Objective: To describe delayed peak lithium concentrations after an overdose of extended-release lithium tablets.
Case summary: A patient with borderline personality disorder and depression ingested extended-release lithium approximately 20.25 g along with other agents. At presentation, the lithium concentration was 1.4 mEq/L. Significant enteral intake was initiated 27 hours after presentation and the lithium concentration 5 hours later increased to 3.2 mEq/L. A second lithium peak concentration of 5.0 mEq/L was noted 40 hours after presentation. Two hemodialysis sessions lasting 4 hours each were performed along with administration of sodium polystyrene sulfonate in sorbitol 20% to enhance lithium elimination and decrease absorption. Eighty-eight hours after presentation, the lithium concentration had decreased to 1.5 mEq/L.

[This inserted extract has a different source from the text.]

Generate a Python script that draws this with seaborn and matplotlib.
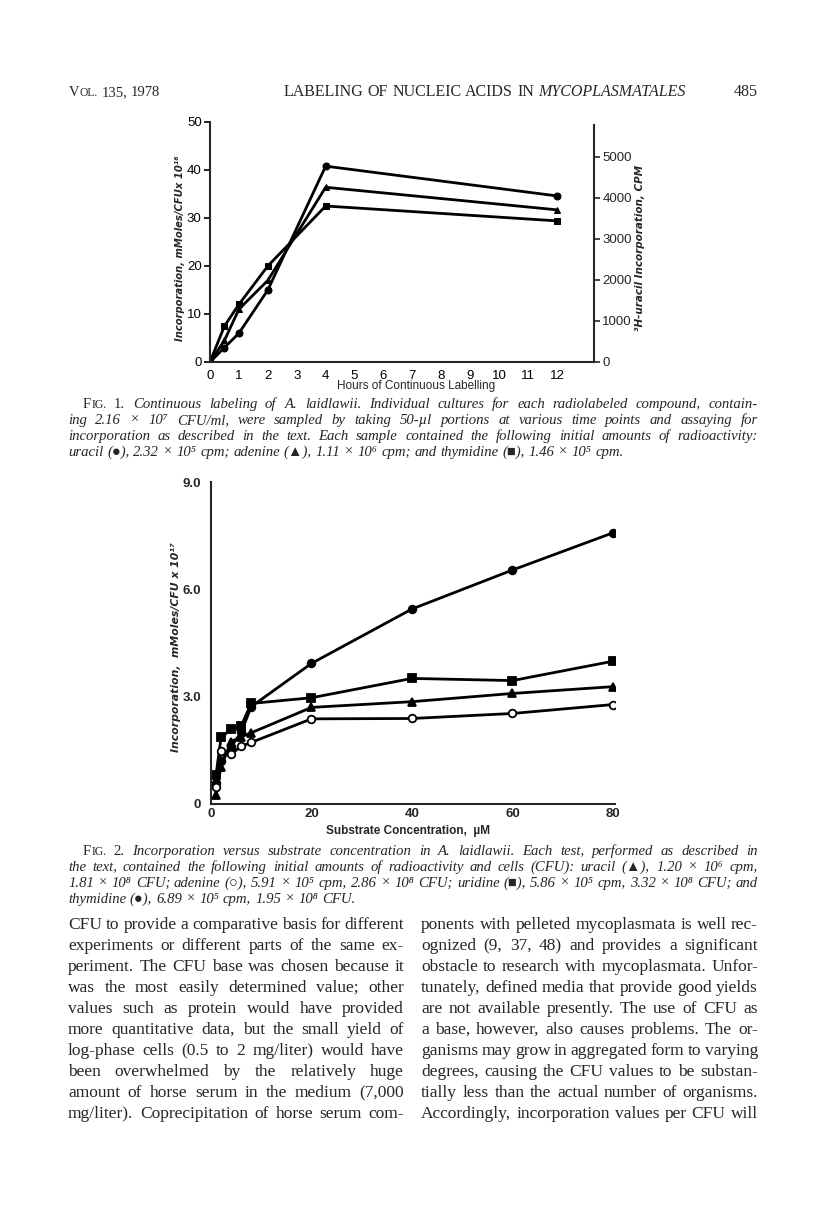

Discussion: Delayed and secondary peak lithium concentrations have been reported following an overdose with an extended-release product. Extended-release lithium may form an aggregate in the gastrointestinal tract and/or have delayed absorption secondary to coingested drugs. Toxicity may result if the patient begins enteral intake of drugs, fluids, or nutrition.
Conclusions: Continued monitoring of lithium concentrations after an acute ingestion with an extended-release product are recommended until lithium concentrations are less than 1.5 mEq/L and there are no signs of toxicity, particularly once the patient begins significant enteral intake.